Eric Kresser

No. 15
- Position: Quarterback

Personal information
- Born: February 6, 1973 (age 53) Cincinnati, Ohio, U.S.
- Listed height: 6 ft 2 in (1.88 m)
- Listed weight: 209 lb (95 kg)

Career information
- High school: Palm Beach Gardens (Palm Beach Gardens, Florida)
- College: Florida (1993–1995) Marshall (1996)
- NFL draft: 1997: undrafted

Career history
- Cincinnati Bengals (1997–1999); Berlin Thunder (2000); Montreal Alouettes (2002);

Awards and highlights
- Grey Cup champion (2002); NCAA I-AA national champion (1996);

Career NFL statistics
- Passing attempts: 21
- Passing completions: 10
- Completion percentage: 47.6%
- TD–INT: 1–2
- Passing yards: 164
- Passer rating: 50.6
- Stats at Pro Football Reference

= Eric Kresser =

American football player (born 1973)

Eric Joel Kresser (born February 6, 1973) is an American former professional football player who was a quarterback for five seasons in the National Football League (NFL) and Canadian Football League (CFL) during the 1990s and early 2000s. Kresser played college football for the Florida Gators and Marshall Thundering Herd, and thereafter, he played professionally for the Cincinnati Bengals of the NFL and the Montreal Alouettes of the CFL.

== Early life ==
Kresser was born in Cincinnati, Ohio in 1973. He attended Palm Beach Gardens High School in Palm Beach Gardens, Florida, where he lettered in high school football, basketball and baseball for the Palm Beach Gardens Gators. Kresser received all-state honors in football.

== College career ==
Kresser accepted an athletic scholarship to attend the University of Florida in Gainesville, Florida, where he played for coach Steve Spurrier's Florida Gators football team from 1992 to 1995. Memorably, as a junior in 1995, Kresser threw for 458 yards and six touchdowns against the Northern Illinois Huskies, including a 96-yard touchdown pass to Gators wide receiver Jacquez Green.

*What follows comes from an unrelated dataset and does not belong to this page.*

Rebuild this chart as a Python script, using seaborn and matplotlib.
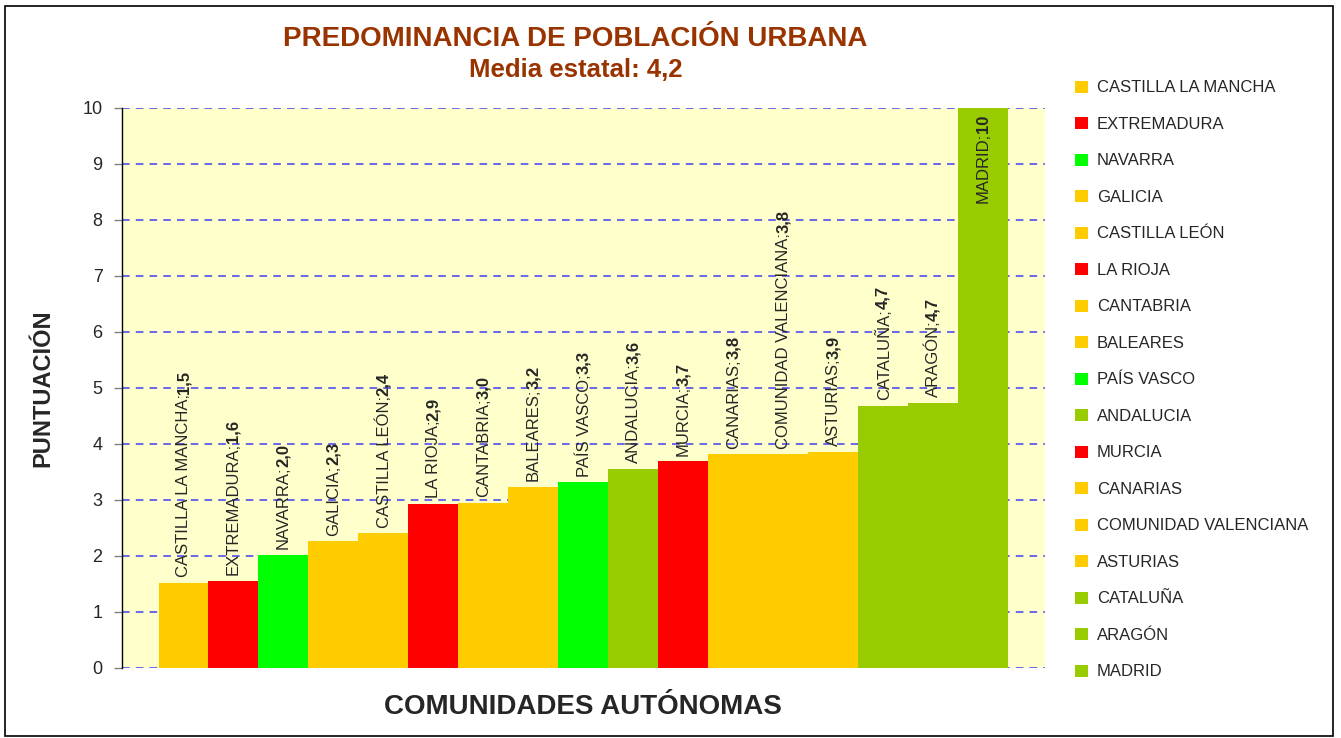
import matplotlib
matplotlib.use("Agg")
import matplotlib.pyplot as plt
import matplotlib.patches as mpatches
import seaborn as sns
import pandas as pd

# Datos
comunidades = ["CASTILLA LA MANCHA", "EXTREMADURA", "NAVARRA", "GALICIA", "CASTILLA LEÓN",
               "LA RIOJA", "CANTABRIA", "BALEARES", "PAÍS VASCO", "ANDALUCIA", "MURCIA",
               "CANARIAS", "COMUNIDAD VALENCIANA", "ASTURIAS", "CATALUÑA", "ARAGÓN", "MADRID"]
puntuacion = [1.52, 1.56, 2.02, 2.26, 2.40, 2.93, 2.95, 3.23, 3.31, 3.55, 3.69,
              3.81, 3.81, 3.86, 4.68, 4.73, 10.0]
valores_texto = ["1,5", "1,6", "2,0", "2,3", "2,4", "2,9", "3,0", "3,2", "3,3", "3,6", "3,7",
                 "3,8", "3,8", "3,9", "4,7", "4,7", "10"]
grupo = ["naranja", "rojo", "verde", "naranja", "naranja", "rojo", "naranja", "naranja", "verde",
         "oliva", "rojo", "naranja", "naranja", "naranja", "oliva", "oliva", "oliva"]
colores_grupo = {"naranja": "#FFCC00", "rojo": "#FF0000", "verde": "#00FF00", "oliva": "#99CC00"}

df = pd.DataFrame({"comunidad": comunidades, "puntuacion": puntuacion, "grupo": grupo})
paleta = {c: colores_grupo[g] for c, g in zip(comunidades, grupo)}

sns.set_style("white")
plt.rcParams["font.family"] = ["Liberation Sans", "DejaVu Sans"]

fig = plt.figure(figsize=(13.41, 7.38), dpi=100)
ax = fig.add_axes([0.091, 0.095, 0.688, 0.759])

sns.barplot(data=df, x="comunidad", y="puntuacion", hue="comunidad", palette=paleta,
            width=1.0, legend=False, saturation=1, ax=ax, linewidth=0)

ax.set_facecolor("#FFFFCC")
ax.set_xlim(-1.23, 17.23)
ax.set_ylim(0, 10)
ax.set_yticks(range(0, 11))
ax.yaxis.grid(True, color="#0000FF", linestyle=(0, (5, 4)), linewidth=1.1, alpha=0.75)
ax.set_axisbelow(True)
ax.set_xticks([])
for s in ["top", "right", "bottom"]:
    ax.spines[s].set_visible(False)
ax.spines["left"].set_color("black")
ax.spines["left"].set_linewidth(1.0)
ax.tick_params(axis="y", which="both", left=True, direction="out", length=6, width=1,
               color="#808080", labelsize=13, pad=8)

ax.set_xlabel("COMUNIDADES AUTÓNOMAS", fontsize=20, fontweight="bold", labelpad=19)
ax.set_ylabel("PUNTUACIÓN", fontsize=17, fontweight="bold", labelpad=20)

fig.text(0.429, 0.947, "PREDOMINANCIA DE POBLACIÓN URBANA", ha="center", va="center",
         fontsize=20, fontweight="bold", color="#993300")
fig.text(0.429, 0.905, "Media estatal: 4,2", ha="center", va="center",
         fontsize=18.5, fontweight="bold", color="#993300")

# Etiquetas de datos: nombre normal + valor en negrita
fig.canvas.draw()
renderer = fig.canvas.get_renderer()
pt = 72.0 / fig.dpi
for i, (nombre, h, v) in enumerate(zip(comunidades, puntuacion, valores_texto)):
    if h >= 9.5:
        t = ax.annotate(v, xy=(i, h), xytext=(0, -5), textcoords="offset points",
                        rotation=90, ha="center", va="top", fontsize=12, fontweight="bold")
        bb = t.get_window_extent(renderer)
        ax.annotate(nombre + ";", xy=(i, h), xytext=(0, -5 - bb.height * pt),
                    textcoords="offset points", rotation=90, ha="center", va="top", fontsize=12)
    else:
        t = ax.annotate(nombre + ";", xy=(i, h), xytext=(0, 4), textcoords="offset points",
                        rotation=90, ha="center", va="bottom", fontsize=12)
        bb = t.get_window_extent(renderer)
        ax.annotate(v, xy=(i, h), xytext=(0, 4 + bb.height * pt), textcoords="offset points",
                    rotation=90, ha="center", va="bottom", fontsize=12, fontweight="bold")

# Leyenda
handles = [mpatches.Patch(facecolor=paleta[c], edgecolor="none", label=c) for c in comunidades]
fig.legend(handles=handles, loc="upper left", bbox_to_anchor=(0.797, 0.900), frameon=False,
           fontsize=12, handlelength=0.75, handleheight=0.75, handletextpad=0.55,
           labelspacing=1.29, borderaxespad=0)

# Marco exterior
fig.patches.append(mpatches.Rectangle((0.004, 0.003), 0.99, 0.989, transform=fig.transFigure,
                                      fill=False, edgecolor="black", linewidth=1.2))

fig.savefig("out.png", dpi=100)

After transferring to Marshall University for his senior year, Kresser became the starting quarterback for the 1996 Marshall Thundering Herd football team under coach Bob Pruett. With future NFL hall of famer, wide receiver Randy Moss, as his primary target, Kresser threw for 35 touchdowns and over 3,400 yards, while winning the Southern Conference championship. Marshall defeated the Montana Grizzlies 49–29 in the 1996 NCAA Division I-AA Football Championship Game, and ended the season with a perfect 15–0 record.

== Professional career ==
Kresser signed a rookie contract with the Cincinnati Bengals, where he spent his entire three-year NFL career.

In 2000, the Bengals sent Kresser to play for the Berlin Thunder. He started the first four games before injuring his right shoulder.

After sitting out the 2001 season, Kresser played for the Grey Cup champion Montreal Alouettes in the 2002 CFL season.